De Jemenitische keuken heeft haar eigen karakter, maar kent ook invloeden uit Azië en Oost-Afrika en heeft gelijkenissen met Arabische en Midden-Oosterse culinaire tradities.
Zoals het voorgerecht dat we nemen, een mix van de bekende vegetarische dips: hummus, mutabal, baba ganoush en tabouleh. De hummus is romig, met de vertrouwde ondertoon van tahin en de lekkere kick van de knoflook. De mutabal heeft die fijne rokerige smaak van gebrande aubergine en de baba ganoush is aangenaam licht en fris, net als de kruidige tabouleh.
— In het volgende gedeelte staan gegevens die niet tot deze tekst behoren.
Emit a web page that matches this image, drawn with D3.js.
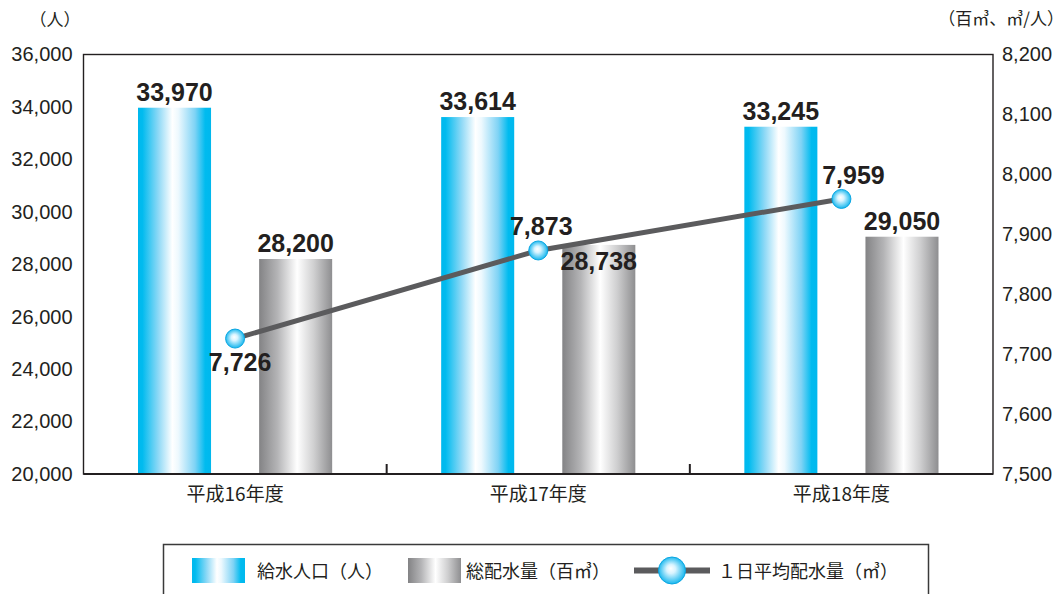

De namen mutabal en baba ganoush worden vaak door elkaar gebruikt, maar mutabal is een romige dip met tahin en knoflook, bij baba ganoush wordt de aubergine grover gehakt en geen tahin gebruikt. We vegen het bord schoon met uitstekend mulawah-brood.
Tanur
Jemenitische mulawah is een platbrood dat traditioneel wordt gebakken in de klei-oven, de zogenaamde tanur-oven, die hetzelfde is als de tandoor; mooi hoe je aan de namen gemeenschappelijkheid herkent.
Je moet mulawah warm eten, anders wordt het hard en mis je de heerlijk zachte, gelaagde structuur en krokante korst. Ik stort me erop als we nog een warme mulawah krijgen bij sissend hete garnalen in een zalig donkere saus. De combinatie van gekaramelliseerde ui, tomaten en specerijen geeft diepte aan de saus en maakt haar verslavend lekker.
Sowieso zit het bij Reef AlYemen wel goed met de specerijen en kruiden. Een vegetarische soep met kikkererwten, vermicelli, gerst en tomaten ziet er nederig uit, maar nog voor ik een lepel neem, vult mijn neus zich met de bekoorlijke geur van komijn. Het is een verwarmende en verkwikkende soep, zo eentje die vermoeidheid en verkoudheid verjaagt.
Een van de bekendste en populairste nationale gerechten van Jemen is mandi; het wordt traditioneel ondergronds gegaard in de tanur-oven en gemaakt met basmatirijst, vlees en specerijen. Het gerecht vindt zijn oorsprong in de zuidelijke stad Hadramout en is ook in andere Arabische landen geliefd. Op de kaart staat zowel een versie met zowel lam als kip; we kiezen kip en krijgen een vorstelijke schaal met saffraan gekleurde rijst (witte, gele en oranje korrels) met gemak groot genoeg voor twee personen. De rijst heeft van die mooie lange korrels en is verrijkt met gekarameliseerde ui, de kip is heerlijk zacht en mooi gegrild, de huid is krokant. In een apart kommetje erbij zit ‘sahawek’, een frisse chili-tomatensaus. Eerst proef je het verkoelende van de tomaat en limoen, daarna voel je de pit van de chili op je tong tintelen. Ik vind de saus perfect, voor mijn tafelgenoot, die doorgaans chilipepers uit het vuistje eet, is ze te pittig.
Met de desserts betreed ik nieuw terrein: ze hebben allemaal brood als basis. Nu zijn gerechten met brood of deegwaren in jus of saus heel gebruikelijk in de Maghreb en het Midden-Oosten. Nog onlangs proefde ik in mijn geboortestad een hartig-zoete variant met kip, flinterdun deeg, gekaramelliseerde uien en rozijnen.
Maar de ‘areeka royal’ die we delen, een portie waar een heel gezin van kan eten, lijkt op niets wat ik ooit geproefd heb. Het bestaat uit een stevige mix van brood, dadels en room, afgetopt met mozzarella – die ietwat domineert – krokante noten en honing. Het is zware kost, maar ik vind het wel interessant om dit type dessert verder te verkennen. Het zou niet misstaan als ontbijt. Van mij had er alleen wel iets meer honing bij gemogen.
Het eten bij Reef AlYemen is buitengewoon smakelijk en de bediening hoffelijk. Het plastic op de tafels ontsiert de boel een beetje, maar als je zo goed kookt, ga ik daar niet over zeuren. Het enige wat ontbreekt, is goede Jemenitische muziek uit de speakers.
Er wordt in Nederland veel gemopperd op nieuwkomers en de multiculturele samenleving, maar dit is waar die voor mij voor staat: onbevangen ontmoetingen aan tafels vol heerlijkheden. Mensen nemen een enorme rijkdom aan cultuur mee. Zeker voor Jemen is het van onschatbare waarde dat zijn culinaire cultuur in de diaspora levend wordt gehouden en gedeeld.